WHAT IS A STATISTICS POSTER?
A statistics poster tells the story of a data set. Numbers and graphs are used to give voice to the truth behind the data. Whether the summary is a bar chart, histogram, or table of numerical summaries the focus should always be on the meaning behind the data. In a well-done statistics poster, the reader is able to discover the story behind the data by following the logical progression of the poster. The emphasis is on the visual display of results through well-placed graphs.
Lesson plan for introducing poster competition to students. (Thanks to John Golden!) It is targeted at the 3rd grade level but can be adapted.
Statistics posters and the Standards
In all grades, the gathering, display and interpretation of data is a rich opportunity for the Standards of Mathematical Practice. These standards capture the heart of what it means to do mathematics, and lessons that engage learners in them are mathematically rich. (http://www.corestandards.org/Math/Practice/)
Elementary School Statistics
While the Common Core and Michigan State Standards have few explicit statistics standards, to represent and interpret data is a consistent standard from grades 1 through 5. Furthermore, statistical reasoning provides opportunities for meaningful mathematical contexts for number and operations, and for measurement on topics of interest to the learners. Statistical reasoning also has a strong synergy with the expectations in the Next Gen and Michigan Science Standards. A statistics poster is a project that can motivate and celebrate the learning of elementary students.
- Elementary standards: http://www.corestandards.org/Math/Content/MD/
- Next Gen Science Standards: https://www.nextgenscience.org/sites/default/files/resource/files/Appendix-L_CCSS%20Math%20Connections%2006_03_13.pdf
Middle and High School
Formal introduction to statistical reasoning begins in Grade 6 (MS and HS), with learning goals on variability, central tendency, gathering and analyzing data, using technology to build meaningful display and much more. More importantly, we know the importance of statistical reasoning in 21st century society, both for modern citizenship and the students’ own lives. The project-based learning in a Statistics Poster offers an opportunity for individualized learning and for students to see the importance of this kind of thinking on a topic of their own choosing. Again, cross-curricular connections to science are strong due to the importance of math and statistics to the state and Next Generation Science Standards.

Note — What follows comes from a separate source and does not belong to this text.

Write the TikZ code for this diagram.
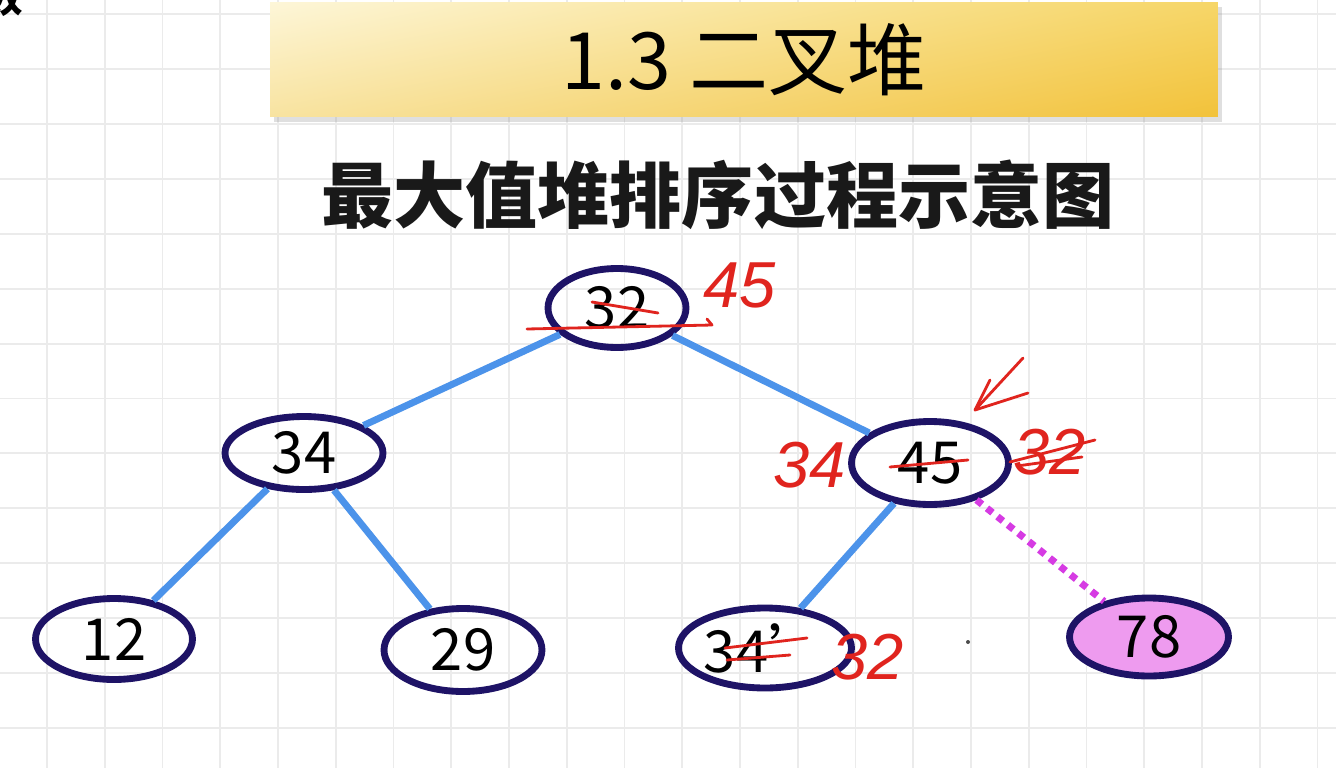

- Students may work individually or in teams. For the K-3 category, there is no restriction on the size of the team (it may be as large as the entire class). For the other three categories, the team may have up to four students. For teams with members from different grade levels, the highest grade level determines the category.
- Posters must be the original design and creation of the students.

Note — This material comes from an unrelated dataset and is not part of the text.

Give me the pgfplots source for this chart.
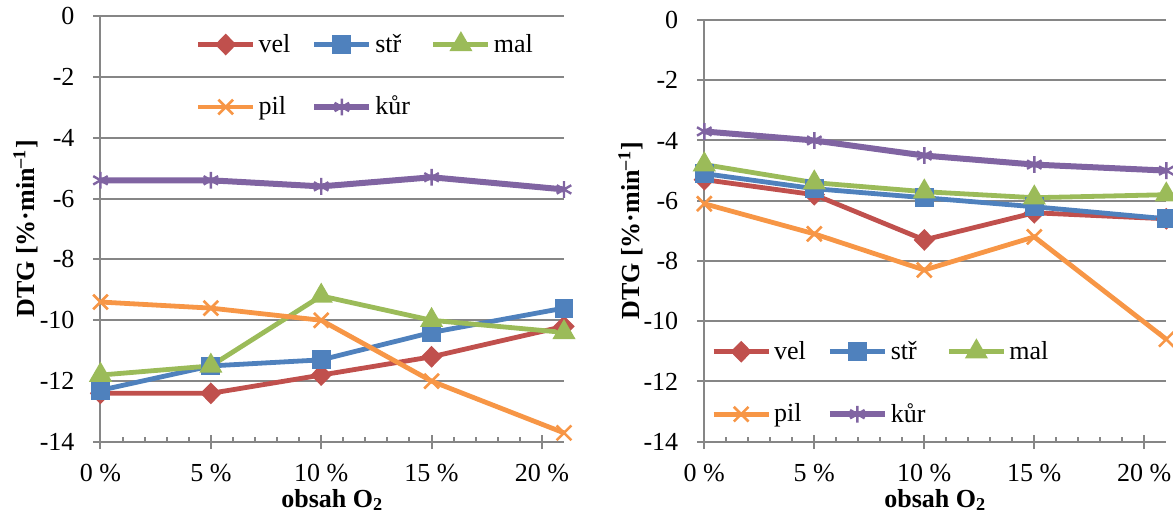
\documentclass[border=0pt]{standalone}
\usepackage{fontspec}
\setmainfont{Liberation Serif}
\usepackage{pgfplots}
\pgfplotsset{compat=1.18}
\definecolor{cvel}{RGB}{192,80,77}
\definecolor{cstr}{RGB}{79,129,189}
\definecolor{cmal}{RGB}{155,187,89}
\definecolor{cpil}{RGB}{247,150,70}
\definecolor{ckur}{RGB}{128,100,162}
\definecolor{gridc}{RGB}{134,134,134}
\newcommand{\fs}{\fontsize{13}{15}\selectfont}
\pgfplotsset{
  panel/.style={
    scale only axis, clip=false,
    xmin=0, xmax=21, ymin=-14, ymax=0,
    axis x line*=bottom, axis y line*=left,
    xtick={0,5,10,15,20}, xticklabels={0 \%,5 \%,10 \%,15 \%,20 \%},
    minor x tick num=4,
    ytick={-14,-12,-10,-8,-6,-4,-2,0},
    yticklabels={-14,-12,-10,-8,-6,-4,-2,0},
    ymajorgrids, grid style={gridc, line width=1pt},
    axis line style={gridc, line width=1pt, -},
    tick style={gridc, line width=1pt},
    tick align=center,
    major tick length=7pt, minor tick length=2.5pt,
    minor x tick style={yshift=1.25pt},
    every tick label/.append style={font=\fs, text=black},
    xticklabel shift=4pt, yticklabel shift=6pt,
    xlabel={\textbf{obsah O\textsubscript{2}}},
    ylabel={\textbf{DTG [\%·min\textsuperscript{–1}]}},
    label style={font=\fs},
    legend columns=3,
    legend cell align=left,
    legend style={draw=none, fill=none, font=\fs, inner sep=0pt,
      nodes={inner sep=1.5pt},
      /tikz/every even column/.append style={column sep=9pt},
      /tikz/row sep=17.5pt},
    legend image code/.code={\draw[mark repeat=2,mark phase=2] plot coordinates {(0pt,0pt) (13.75pt,0pt) (27.5pt,0pt)};},
    sv/.style={cvel, line width=2.4pt, mark=diamond*, mark options={mark size=3.75pt, xscale=1.3, draw=none, fill=cvel}},
    ss/.style={cstr, line width=2.4pt, mark=square*, mark options={mark size=3.5pt, draw=none, fill=cstr}},
    sm/.style={cmal, line width=2.4pt, mark=triangle*, mark options={mark size=4.3pt, draw=none, fill=cmal}},
    sp/.style={cpil, line width=2.4pt, mark=x, mark options={mark size=5.2pt, line width=1.3pt}},
    sk/.style={ckur, line width=3pt, mark=asterisk, mark options={mark size=4.2pt, line width=1.2pt}},
  }
}
\begin{document}
\begin{tikzpicture}
\useasboundingbox (0,0) rectangle (586.5pt,257pt);
\begin{axis}[panel, at={(50.25pt,36pt)}, anchor=south west, width=231.75pt, height=213pt,
  xlabel style={at={(axis description cs:0.5,-0.136)}, anchor=center},
  ylabel style={at={(axis description cs:-0.162,0.5)}, anchor=center},
  legend style={at={(axis cs:4.3,-0.48)}, anchor=north west}]
\addplot[sv] coordinates {(0,-12.4) (5,-12.4) (10,-11.8) (15,-11.2) (21,-10.2)};
\addplot[ss] coordinates {(0,-12.3) (5,-11.5) (10,-11.3) (15,-10.4) (21,-9.6)};
\addplot[sm] coordinates {(0,-11.8) (5,-11.5) (10,-9.2) (15,-10.0) (21,-10.4)};
\addplot[sp] coordinates {(0,-9.4) (5,-9.6) (10,-10.0) (15,-12.0) (21,-13.7)};
\addplot[sk] coordinates {(0,-5.4) (5,-5.4) (10,-5.6) (15,-5.3) (21,-5.7)};
\legend{vel,stř,mal,pil,kůr}
\end{axis}
\begin{axis}[panel, at={(352.15pt,36.15pt)}, anchor=south west, width=231pt, height=210.85pt,
  xlabel style={at={(axis description cs:0.5,-0.138)}, anchor=center},
  ylabel style={at={(axis description cs:-0.160,0.5)}, anchor=center},
  legend style={at={(axis cs:0.3,-10.55)}, anchor=north west}]
\addplot[sv] coordinates {(0,-5.3) (5,-5.8) (10,-7.3) (15,-6.4) (21,-6.6)};
\addplot[ss] coordinates {(0,-5.1) (5,-5.6) (10,-5.9) (15,-6.2) (21,-6.6)};
\addplot[sm] coordinates {(0,-4.8) (5,-5.4) (10,-5.7) (15,-5.9) (21,-5.8)};
\addplot[sp] coordinates {(0,-6.1) (5,-7.1) (10,-8.3) (15,-7.2) (21,-10.6)};
\addplot[sk] coordinates {(0,-3.7) (5,-4.0) (10,-4.5) (15,-4.8) (21,-5.0)};
\legend{vel,stř,mal,pil,kůr}
\end{axis}
\end{tikzpicture}
\end{document}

- Subject matter is the choice of the participants. Data may be original or published. For published data, a reference must be given.
- Posters are to measure between 18 to 24 inches by 24 to 30 inches.
- Any weight of paper is permitted. Standard poster board is recommended.
- Be sure that anything attached to the front of the poster is affixed securely. Do not attach perishable items.
- All important content should be place on the front of the poster, as judges may not look at the back. However, non-essential content (such as references) may be placed on the back of the poster.
- In the K-3 category, at least one graph is required. In the 4-12 categories, at least two graphs are required. The two graphs should impart different information (e.g., a bar graph and a pie chart of the same variable does not meet this criteria). Computer generated graphs are acceptable.
- Posters must not contain any marks, names, or information that reveal the identity of the individual, team, school, or location.
By submitting a poster, students give permission for their work to be displayed at various conferences, special events, in publications and promotional material, and in electronic format on the Internet. Posters become the property of the competition organizers and are not returned.
JUDGING AND PRIZES
Entries will be judged within the four grade-level categories on the basis of:
- Overall impact of the display
Does the poster catch your eye? Does the poster draw you into the investigation?
- Clarity of the message
Do important relationships and patterns in the data stand out? Can conclusions stand alone without the explanatory paragraph on the back?
- Appropriateness of the graphs for the data/Creativity/Content
Is the topic important relative to the grade category?
You may access the scoring rubric used by the judges!
- Prizes in the amounts of $72, $48, and $36 will be awarded to 1st, 2nd, and 3rd place in each of the grade level categories.
- Winning entrants' schools will receive plaques signifying the honor.
- Honorable mention certificates will be awarded also.
- Top entries will be sent to the national competition organized by the American Statistical Association.
- Winners will be notified by email.